* Raw data *

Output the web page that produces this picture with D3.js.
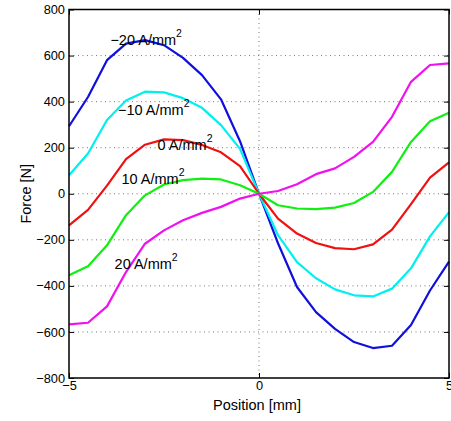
<!DOCTYPE html>
<html>
<head>
<meta charset="utf-8">
<script src="https://cdn.jsdelivr.net/npm/d3@7"></script>
<style>
  body { margin: 0; background: #fff; }
  text { font-family: "Liberation Sans", Arial, sans-serif; fill: #000; }
</style>
</head>
<body>
<div id="chart"></div>
<script>
// positions in mm
const positions = [-5, -4.5, -4, -3.5, -3, -2.5, -2, -1.5, -1, -0.5, 0, 0.5, 1, 1.5, 2, 2.5, 3, 3.5, 4, 4.5, 5];

// force [N] for each current density
const forceMinus20 = [293, 420, 580, 652, 667, 645, 590, 515, 410, 228, 0, -215, -405, -514, -587, -644, -670, -660, -570, -420, -295];
const forceMinus10 = [80, 175, 320, 405, 443, 440, 415, 373, 298, 195, 0, -180, -297, -367, -415, -441, -446, -412, -324, -185, -80];
const force0 = [-137, -70, 35, 150, 213, 236, 233, 212, 180, 120, 0, -108, -173, -214, -236, -241, -220, -156, -45, 70, 136];
const force10 = [-354, -315, -224, -93, -7, 40, 59, 66, 62, 37, 0, -50, -64, -67, -60, -40, 8, 95, 225, 315, 352];
const force20 = [-567, -560, -489, -340, -217, -159, -115, -83, -57, -21, 0, 12, 41, 85, 110, 160, 225, 334, 486, 559, 566];

const seriesNames = ["−20", "−10", "0", "10", "20"];
const xTicks = [-5, 0, 5];
const yTicks = [-800, -600, -400, -200, 0, 200, 400, 600, 800];

const series = [
  { name: seriesNames[0], values: forceMinus20, color: "#1010dc", label: [-3.91, 645] },
  { name: seriesNames[1], values: forceMinus10, color: "#00f0f0", label: [-3.71, 341] },
  { name: seriesNames[2], values: force0, color: "#f01010", label: [-2.67, 189] },
  { name: seriesNames[3], values: force10, color: "#10f010", label: [-3.62, 44] },
  { name: seriesNames[4], values: force20, color: "#f010f0", label: [-3.80, -325] }
];

const margin = { top: 9.5, right: 2, bottom: 43, left: 69 };
const width = 451 - margin.left - margin.right;
const height = 421 - margin.top - margin.bottom;

const svg = d3.select("#chart")
  .append("svg")
  .attr("width", 451)
  .attr("height", 421)
  .append("g")
  .attr("transform", `translate(${margin.left},${margin.top})`);

const x = d3.scaleLinear().domain([-5, 5]).range([0, width]);
const y = d3.scaleLinear().domain([-800, 800]).range([height, 0]);

// dotted grid
svg.append("g")
  .selectAll("line")
  .data(yTicks.slice(1, -1))
  .enter().append("line")
  .attr("x1", 0).attr("x2", width)
  .attr("y1", d => y(d)).attr("y2", d => y(d))
  .attr("stroke", "#777").attr("stroke-width", 1)
  .attr("stroke-dasharray", "1,3.5");

svg.append("g")
  .selectAll("line")
  .data(xTicks.slice(1, -1))
  .enter().append("line")
  .attr("x1", d => x(d)).attr("x2", d => x(d))
  .attr("y1", 0).attr("y2", height)
  .attr("stroke", "#777").attr("stroke-width", 1)
  .attr("stroke-dasharray", "1,3.5");

// curves
const line = d3.line()
  .x((d, i) => x(positions[i]))
  .y(d => y(d));

svg.selectAll(".curve")
  .data(series)
  .enter().append("path")
  .attr("class", "curve")
  .attr("d", d => line(d.values))
  .attr("fill", "none")
  .attr("stroke", d => d.color)
  .attr("stroke-width", 2.2)
  .attr("stroke-linejoin", "round");

// curve labels
const labels = svg.selectAll(".lbl")
  .data(series)
  .enter().append("text")
  .attr("class", "lbl")
  .attr("x", d => x(d.label[0]))
  .attr("y", d => y(d.label[1]))
  .style("font-size", "14.5px");
labels.append("tspan").text(d => `${d.name} A/mm`);
labels.append("tspan").text("2").style("font-size", "10.5px").attr("dy", -8);

// axes, MATLAB style ticks pointing inward
const tickLen = 5;
const axisLeft = d3.axisLeft(y).tickValues(yTicks).tickSizeInner(-tickLen).tickSizeOuter(0).tickPadding(4)
  .tickFormat(d => d < 0 ? "−" + Math.abs(d) : d);
const axisRight = d3.axisRight(y).tickValues(yTicks).tickSizeInner(-tickLen).tickSizeOuter(0).tickFormat("");
const axisBottom = d3.axisBottom(x).tickValues(xTicks).tickSizeInner(-tickLen).tickSizeOuter(0).tickPadding(2.5)
  .tickFormat(d => d < 0 ? "−" + Math.abs(d) : d);
const axisTop = d3.axisTop(x).tickValues(xTicks).tickSizeInner(-tickLen).tickSizeOuter(0).tickFormat("");

const gl = svg.append("g").call(axisLeft);
const gr = svg.append("g").attr("transform", `translate(${width},0)`).call(axisRight);
const gb = svg.append("g").attr("transform", `translate(0,${height})`).call(axisBottom);
const gt = svg.append("g").call(axisTop);

[gl, gr, gb, gt].forEach(g => {
  g.select(".domain").remove();
  g.selectAll("line").attr("stroke", "#000").attr("stroke-width", 1);
  g.selectAll("text").style("font-size", "12.8px").style("font-family", "'Liberation Sans', Arial, sans-serif").attr("fill", "#000");
});

// box
svg.append("rect")
  .attr("x", 0).attr("y", 0)
  .attr("width", width).attr("height", height)
  .attr("fill", "none")
  .attr("stroke", "#000")
  .attr("stroke-width", 1.5);

// axis titles
svg.append("text")
  .attr("x", width / 2 - 2)
  .attr("y", height + 32)
  .attr("text-anchor", "middle")
  .style("font-size", "14.5px")
  .text("Position [mm]");

svg.append("text")
  .attr("transform", `translate(${31 - margin.left},${height / 2}) rotate(-90)`)
  .attr("text-anchor", "middle")
  .style("font-size", "14.5px")
  .text("Force [N]");
</script>
</body>
</html>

* Written task *
Set down the material above as is, without any pictures.

* Expected output *
Output the web page that produces this picture with D3.js.
<!DOCTYPE html>
<html>
<head>
<meta charset="utf-8">
<script src="https://cdn.jsdelivr.net/npm/d3@7"></script>
<style>
  body { margin: 0; background: #fff; }
  text { font-family: "Liberation Sans", Arial, sans-serif; fill: #000; }
</style>
</head>
<body>
<div id="chart"></div>
<script>
// positions in mm
const positions = [-5, -4.5, -4, -3.5, -3, -2.5, -2, -1.5, -1, -0.5, 0, 0.5, 1, 1.5, 2, 2.5, 3, 3.5, 4, 4.5, 5];

// force [N] for each current density
const forceMinus20 = [293, 420, 580, 652, 667, 645, 590, 515, 410, 228, 0, -215, -405, -514, -587, -644, -670, -660, -570, -420, -295];
const forceMinus10 = [80, 175, 320, 405, 443, 440, 415, 373, 298, 195, 0, -180, -297, -367, -415, -441, -446, -412, -324, -185, -80];
const force0 = [-137, -70, 35, 150, 213, 236, 233, 212, 180, 120, 0, -108, -173, -214, -236, -241, -220, -156, -45, 70, 136];
const force10 = [-354, -315, -224, -93, -7, 40, 59, 66, 62, 37, 0, -50, -64, -67, -60, -40, 8, 95, 225, 315, 352];
const force20 = [-567, -560, -489, -340, -217, -159, -115, -83, -57, -21, 0, 12, 41, 85, 110, 160, 225, 334, 486, 559, 566];

const seriesNames = ["−20", "−10", "0", "10", "20"];
const xTicks = [-5, 0, 5];
const yTicks = [-800, -600, -400, -200, 0, 200, 400, 600, 800];

const series = [
  { name: seriesNames[0], values: forceMinus20, color: "#1010dc", label: [-3.91, 645] },
  { name: seriesNames[1], values: forceMinus10, color: "#00f0f0", label: [-3.71, 341] },
  { name: seriesNames[2], values: force0, color: "#f01010", label: [-2.67, 189] },
  { name: seriesNames[3], values: force10, color: "#10f010", label: [-3.62, 44] },
  { name: seriesNames[4], values: force20, color: "#f010f0", label: [-3.80, -325] }
];

const margin = { top: 9.5, right: 2, bottom: 43, left: 69 };
const width = 451 - margin.left - margin.right;
const height = 421 - margin.top - margin.bottom;

const svg = d3.select("#chart")
  .append("svg")
  .attr("width", 451)
  .attr("height", 421)
  .append("g")
  .attr("transform", `translate(${margin.left},${margin.top})`);

const x = d3.scaleLinear().domain([-5, 5]).range([0, width]);
const y = d3.scaleLinear().domain([-800, 800]).range([height, 0]);

// dotted grid
svg.append("g")
  .selectAll("line")
  .data(yTicks.slice(1, -1))
  .enter().append("line")
  .attr("x1", 0).attr("x2", width)
  .attr("y1", d => y(d)).attr("y2", d => y(d))
  .attr("stroke", "#777").attr("stroke-width", 1)
  .attr("stroke-dasharray", "1,3.5");

svg.append("g")
  .selectAll("line")
  .data(xTicks.slice(1, -1))
  .enter().append("line")
  .attr("x1", d => x(d)).attr("x2", d => x(d))
  .attr("y1", 0).attr("y2", height)
  .attr("stroke", "#777").attr("stroke-width", 1)
  .attr("stroke-dasharray", "1,3.5");

// curves
const line = d3.line()
  .x((d, i) => x(positions[i]))
  .y(d => y(d));

svg.selectAll(".curve")
  .data(series)
  .enter().append("path")
  .attr("class", "curve")
  .attr("d", d => line(d.values))
  .attr("fill", "none")
  .attr("stroke", d => d.color)
  .attr("stroke-width", 2.2)
  .attr("stroke-linejoin", "round");

// curve labels
const labels = svg.selectAll(".lbl")
  .data(series)
  .enter().append("text")
  .attr("class", "lbl")
  .attr("x", d => x(d.label[0]))
  .attr("y", d => y(d.label[1]))
  .style("font-size", "14.5px");
labels.append("tspan").text(d => `${d.name} A/mm`);
labels.append("tspan").text("2").style("font-size", "10.5px").attr("dy", -8);

// axes, MATLAB style ticks pointing inward
const tickLen = 5;
const axisLeft = d3.axisLeft(y).tickValues(yTicks).tickSizeInner(-tickLen).tickSizeOuter(0).tickPadding(4)
  .tickFormat(d => d < 0 ? "−" + Math.abs(d) : d);
const axisRight = d3.axisRight(y).tickValues(yTicks).tickSizeInner(-tickLen).tickSizeOuter(0).tickFormat("");
const axisBottom = d3.axisBottom(x).tickValues(xTicks).tickSizeInner(-tickLen).tickSizeOuter(0).tickPadding(2.5)
  .tickFormat(d => d < 0 ? "−" + Math.abs(d) : d);
const axisTop = d3.axisTop(x).tickValues(xTicks).tickSizeInner(-tickLen).tickSizeOuter(0).tickFormat("");

const gl = svg.append("g").call(axisLeft);
const gr = svg.append("g").attr("transform", `translate(${width},0)`).call(axisRight);
const gb = svg.append("g").attr("transform", `translate(0,${height})`).call(axisBottom);
const gt = svg.append("g").call(axisTop);

[gl, gr, gb, gt].forEach(g => {
  g.select(".domain").remove();
  g.selectAll("line").attr("stroke", "#000").attr("stroke-width", 1);
  g.selectAll("text").style("font-size", "12.8px").style("font-family", "'Liberation Sans', Arial, sans-serif").attr("fill", "#000");
});

// box
svg.append("rect")
  .attr("x", 0).attr("y", 0)
  .attr("width", width).attr("height", height)
  .attr("fill", "none")
  .attr("stroke", "#000")
  .attr("stroke-width", 1.5);

// axis titles
svg.append("text")
  .attr("x", width / 2 - 2)
  .attr("y", height + 32)
  .attr("text-anchor", "middle")
  .style("font-size", "14.5px")
  .text("Position [mm]");

svg.append("text")
  .attr("transform", `translate(${31 - margin.left},${height / 2}) rotate(-90)`)
  .attr("text-anchor", "middle")
  .style("font-size", "14.5px")
  .text("Force [N]");
</script>
</body>
</html>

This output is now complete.